Whether we call it bio(life)political or thanato(death)political organization, we do not necessarily have to understand it through its extreme, like in the tragic case that is currently unfolding in Syria with the use of chemical weapons on civilians, or with the example of the tear gas that Philippe has chosen to focus on in his own text. The problematic choice of the production of energy for an entire civilization — a biopolitical choice par excellence since the way we live is almost entirely dependent on it — can be illustrative of it too. Carbon power plants are known to be toxic for humans; however nuclear accidents like the ones in Chernobyl or Fukushima have the potentiality to (transparently) modify the molecular composition of an extremely large (atmospheric, telluric and aquatic) milieu into a highly toxic milieu for humans and other forms of life — although not all of them, hence the relativity of what can be considered toxic. As Canguilhem points out, the disease that results from this toxic milieu that accelerate death in a body is not death at work itself, but rather the body’s defense mechanisms operating to resist to it:
Disease is not simply disequilibrium or discordance; it is, and perhaps most important, an effort on the part of nature to effect a new equilibrium in a man. Disease is a generalized reaction designed to bring about a cure; the organism develops a disease in order to get well. (Georges Canguilhem, The Normal and the Pathological, trans Carolyn R. Fawcett, New York: Zone Books, 1991. 40), also quoted in another past article.
Thanatopolitics are also operating in the calculus of food production. The debate the question of transgenicity is illustrative of it, but so are the other means of massive agriculture: machines, fertilizers, cattle’s life conditions etc. Each decision made for this matter has an impact on the acceleration or deceleration of death for this given system’s subjects. Of course, here as well, it is not as simple as simply reducing the agricultural production pace, and the recent shift from fields dedicated to food production to ecological fuel production is known to have heavy consequences on the world’s famine.
A last realm in which thanatopolitics are actively operating is the one of sexuality and reproduction. As described several times here, someone like Beatriz Preciado defines the biopolitical regime as a pharmacopornographic one (see past article): one in which sexuality as a social process of normalization is organized through a performative regime associated to the production of drugs. The contraceptive pill is, for her/him, the paradigmatic designed object of such a regime: voluntarily ingested — it therefore requires a culture that comes with it — it regulates a variety of hormones of the female body — the extents of its effects, and therefore its toxicity is still not clear yet — while insuring a political strategy of demographic control by preventing the species’s reproduction. Here again, this example is problematic as the contraceptive pill has also allowed female sexuality to be dissociated from the social constraining role of reproductive operation.

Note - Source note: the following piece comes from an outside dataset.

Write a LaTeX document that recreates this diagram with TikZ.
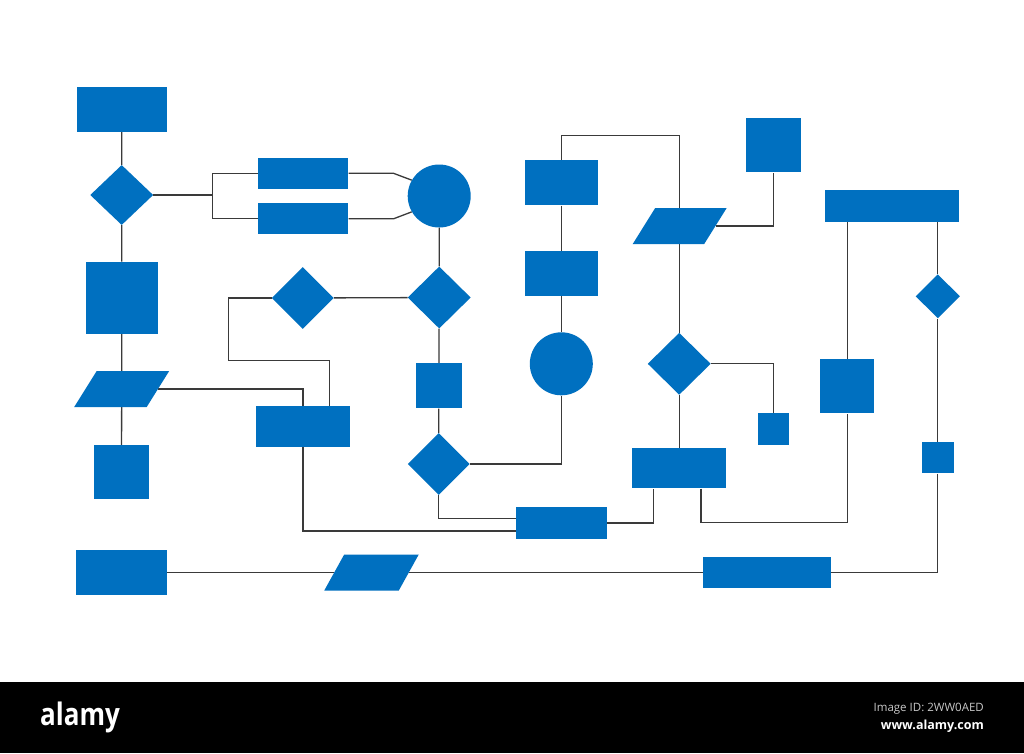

In conclusion, thanatopolitics should not be considered as morally reprehensible since death is, as expressed above, a continuous and inevitable entropic process: for this reason there cannot be biopolitics and biopower without thanatopolitics and thanatopower. However, the various deliberate influence on the speed of death, whether they constitute a deceleration or an acceleration, are to be debated and responsibilized by those on who such process is applied. This debate is the core of an operative democracy of bodies.